“The key to successful leadership today is influence, not authority.” – Ken Blanchard
Can something like delivering bread be the key to business success? You bet! Sometimes, you may be just the person to do the simplest job.
Case in point. Even though every customer was important, it was always special when I got an appointment with the president of my largest distributor customer. Those meetings could turn to gold – overnight.
That day, Howard, Jr. was giving me his complete attention, at least until his phone rang. His secretary, (that’s what we called them back then,) knew that if it was a customer on the line, Mr. Biggers would want to talk to them.
The call was from a restaurant in Columbia, down the road about 100 miles from his warehouse in Charlotte. From what I could overhear, a case of bread was missing from the customer’s order. The bread had to be delivered before they opened for dinner. Period.
Calmly, Howard, Jr. assured the angry customer that his bread would be at the restaurant’s back door within two hours. That deadline, in itself, would be a challenge on the two-lane Route 21 (the only way to get from Charlotte to Columbia at that time). Traveling up and down that washboard of a road was always slow, and often clogged with tractors returning to the barn in the afternoon.
As Mr. Biggers excused himself, assuring me we would pick it up again soon, I asked why someone else couldn’t deliver the bread?
Why would the President waste his time on such an unimportant task?
His answer made perfect sense as I reflected later, “Of course, Bruce, and that’s exactly what my competitors would do, but not me. By delivering the bread myself, I leapfrog over all of them by miles. This customer will remember today for the rest of his life and it’s his perception that I care about!”
He explained how when people only focus on a transaction, they miss the larger opportunity to build a relationship and how building the relationship creates hundreds of added transactions over time. Not just transactions from this customer but from the customer’s friends who hear the story.
Sometimes the smallest job can be the most important, and the person who should do that “little job” might be the last person anyone else would pick.
I didn’t leave his office with the gold I was hoping for that day, but I found something even more valuable.
Howard Biggers, Jr. was a leader. The old fashioned, roll-up-your-sleeves kind who built businesses, not by authority, but by example and influence. If he could take care of a customer, everyone else could as well.
I can’t say if the restaurant owner in Columbia remembers this story, but I sure do, and it has helped me again and again. I learned how much my customer’s perception mattered, and how it was their perception that created the reality of our relationship. While it was each separate transaction, each order written, and fully paid, that determined my income, it was the many relationships that built my business.

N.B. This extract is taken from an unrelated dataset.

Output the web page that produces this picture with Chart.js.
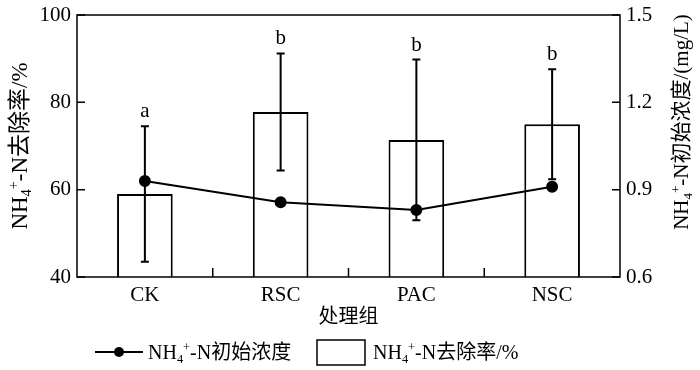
<!DOCTYPE html>
<html>
<head>
<meta charset="utf-8">
<script src="https://cdn.jsdelivr.net/npm/chart.js@4"></script>
<style>
  html, body { margin: 0; padding: 0; background: #fff; }
</style>
</head>
<body>
<canvas id="chart" width="700" height="370"></canvas>
<script>
const groups = ['CK', 'RSC', 'PAC', 'NSC'];
const removalRate = [59.0, 77.8, 71.4, 75.0];
const removalErr = [15.5, 13.4, 18.4, 12.6];
const initialConc = [0.93, 0.857, 0.83, 0.91];
const sigLetters = ['a', 'b', 'b', 'b'];
const leftTicks = [40, 60, 80, 100];
const rightTicks = [0.6, 0.9, 1.2, 1.5];

const FONT = "'Liberation Serif', 'Noto Sans CJK SC', serif";

// text with sub/superscripts: parts = [[text, ''|'sub'|'sup'], ...]
function richWidth(ctx, parts, size) {
  let w = 0;
  parts.forEach(([t, k]) => {
    ctx.font = (k ? size * 0.62 : size) + 'px ' + FONT;
    w += ctx.measureText(t).width;
  });
  return w;
}
function drawRich(ctx, parts, x, y, size, align) {
  let cx = align === 'center' ? x - richWidth(ctx, parts, size) / 2 : x;
  ctx.textBaseline = 'alphabetic';
  ctx.textAlign = 'left';
  parts.forEach(([t, k]) => {
    ctx.font = (k ? size * 0.62 : size) + 'px ' + FONT;
    let dy = 0.34 * size;
    if (k === 'sub') dy += 0.2 * size;
    if (k === 'sup') dy -= 0.4 * size;
    ctx.fillText(t, cx, y + dy);
    cx += ctx.measureText(t).width;
  });
}

const rateLabel = [['NH', ''], ['4', 'sub'], ['+', 'sup'], ['-N去除率/%', '']];
const concLabel = [['NH', ''], ['4', 'sub'], ['+', 'sup'], ['-N初始浓度', '']];
const concAxisLabel = [['NH', ''], ['4', 'sub'], ['+', 'sup'], ['-N初始浓度/(mg/L)', '']];

const decorPlugin = {
  id: 'decor',
  afterDatasetsDraw(chart) {
    const ctx = chart.ctx;
    const a = chart.chartArea;
    const x = chart.scales.x, y = chart.scales.y, y1 = chart.scales.y1;
    ctx.save();
    ctx.strokeStyle = '#000';
    ctx.fillStyle = '#000';

    // error bars of removal rate + significance letters
    ctx.lineWidth = 2;
    removalRate.forEach((v, i) => {
      const px = x.getPixelForValue(i);
      const top = y.getPixelForValue(v + removalErr[i]);
      const bot = y.getPixelForValue(v - removalErr[i]);
      ctx.beginPath();
      ctx.moveTo(px, top); ctx.lineTo(px, bot);
      ctx.moveTo(px - 4, top); ctx.lineTo(px + 4, top);
      ctx.moveTo(px - 4, bot); ctx.lineTo(px + 4, bot);
      ctx.stroke();
      ctx.font = '21px ' + FONT;
      ctx.textAlign = 'center';
      ctx.textBaseline = 'bottom';
      ctx.fillText(sigLetters[i], px, top - 4);
    });

    // frame
    ctx.lineWidth = 1.5;
    ctx.strokeRect(a.left, a.top, a.right - a.left, a.bottom - a.top);

    // inward ticks
    ctx.beginPath();
    leftTicks.forEach(v => {
      const py = y.getPixelForValue(v);
      ctx.moveTo(a.left, py); ctx.lineTo(a.left + 8, py);
    });
    rightTicks.forEach(v => {
      const py = y1.getPixelForValue(v);
      ctx.moveTo(a.right, py); ctx.lineTo(a.right - 8, py);
    });
    for (let i = 0; i < groups.length - 1; i++) {
      const px = (x.getPixelForValue(i) + x.getPixelForValue(i + 1)) / 2;
      ctx.moveTo(px, a.bottom); ctx.lineTo(px, a.bottom - 9);
    }
    ctx.stroke();

    // axis titles
    ctx.save();
    ctx.translate(19, 146);
    ctx.rotate(-Math.PI / 2);
    drawRich(ctx, rateLabel, 0, 0, 23, 'center');
    ctx.restore();
    ctx.save();
    ctx.translate(681, 122);
    ctx.rotate(-Math.PI / 2);
    drawRich(ctx, concAxisLabel, 0, 0, 21, 'center');
    ctx.restore();
    ctx.font = '20px ' + FONT;
    ctx.textAlign = 'center';
    ctx.textBaseline = 'middle';
    ctx.fillText('处理组', (a.left + a.right) / 2, 318);

    // legend
    const ly = 352;
    ctx.lineWidth = 2;
    ctx.beginPath();
    ctx.moveTo(95, ly); ctx.lineTo(143, ly);
    ctx.stroke();
    ctx.beginPath();
    ctx.arc(119, ly, 5, 0, Math.PI * 2);
    ctx.fill();
    drawRich(ctx, concLabel, 148, ly, 20, 'left');
    ctx.lineWidth = 1.5;
    ctx.strokeRect(317, 340, 48, 25);
    drawRich(ctx, rateLabel, 373, ly, 20, 'left');
    ctx.restore();
  }
};

new Chart(document.getElementById('chart'), {
  data: {
    labels: groups,
    datasets: [
      {
        type: 'line',
        label: 'NH4+-N初始浓度',
        data: initialConc,
        yAxisID: 'y1',
        borderColor: '#000',
        borderWidth: 2,
        pointRadius: 5,
        pointBackgroundColor: '#000',
        pointBorderColor: '#000',
        tension: 0,
        order: 0
      },
      {
        type: 'bar',
        label: 'NH4+-N去除率/%',
        data: removalRate,
        yAxisID: 'y',
        backgroundColor: '#fff',
        borderColor: '#000',
        borderWidth: 2,
        categoryPercentage: 1,
        barPercentage: 0.41,
        order: 1
      }
    ]
  },
  options: {
    responsive: false,
    animation: false,
    layout: { padding: { top: 15, left: 0, right: 0, bottom: 0 } },
    plugins: { legend: { display: false }, tooltip: { enabled: false } },
    scales: {
      x: {
        type: 'category',
        offset: true,
        grid: { display: false, drawTicks: false },
        border: { display: false },
        ticks: { color: '#000', font: { family: FONT, size: 21 }, padding: 6 },
        afterFit: s => { s.height = 93; s.paddingLeft = 0; s.paddingRight = 0; }
      },
      y: {
        position: 'left',
        min: 40, max: 100,
        afterBuildTicks: s => { s.ticks = leftTicks.map(v => ({ value: v })); },
        grid: { display: false, drawTicks: false },
        border: { display: false },
        ticks: { color: '#000', font: { family: FONT, size: 21 }, padding: 6 },
        afterFit: s => { s.width = 77; s.paddingTop = 0; s.paddingBottom = 0; }
      },
      y1: {
        position: 'right',
        min: 0.6, max: 1.5,
        afterBuildTicks: s => { s.ticks = rightTicks.map(v => ({ value: v })); },
        grid: { display: false, drawTicks: false },
        border: { display: false },
        ticks: { color: '#000', font: { family: FONT, size: 21 }, padding: 6,
                 callback: v => v.toFixed(1) },
        afterFit: s => { s.width = 80; s.paddingTop = 0; s.paddingBottom = 0; }
      }
    }
  },
  plugins: [decorPlugin]
});
</script>
</body>
</html>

How about you? Tell me about people you see building relationships when their competitors are only completing transactions?
If you have owned or worked in a transactional business, did you have conversations on how relationships could lead to more transactions? Will you tell me about those conversations?
Do you know Howard Biggers, Jr.? What’s your favorite story about him?
As always, the conversation starts here.
“In the ordinary choices of every day we begin to change the direction of our lives.” – Eknath Easwaran
Epilogue
In reflection, I missed a bigger opportunity that day. I should have ridden along, to keep him company and continue the conversation, building the relationship. Oh well, there would be other opportunities – so many chances and so many stories.
I like people who see things differently. Do you know people like that? Are you like that? I bet you are.
Bruce, I can imagine a story like this coming right out of Dale Carnegie’s “How To Win Friends and Influence People” The people teaching his classes would have you going out to use a principle like this in a real life situation and report back next week to your classmates on how it worked in the form of a speech, thereby internalizing the principle. Too many of us hear the right stuff, but nothing changes. One of my favorite adages about myself is, “It worked so well, I stopped using it.” So, we have to find a way to use… Read more »
Jim –
How great to have you in the conversation. I am glad you liked the story.
Your adage, “It worked so well, I stopped using it” is a story we both should tell. The best wisdoms are the ones we use over and over.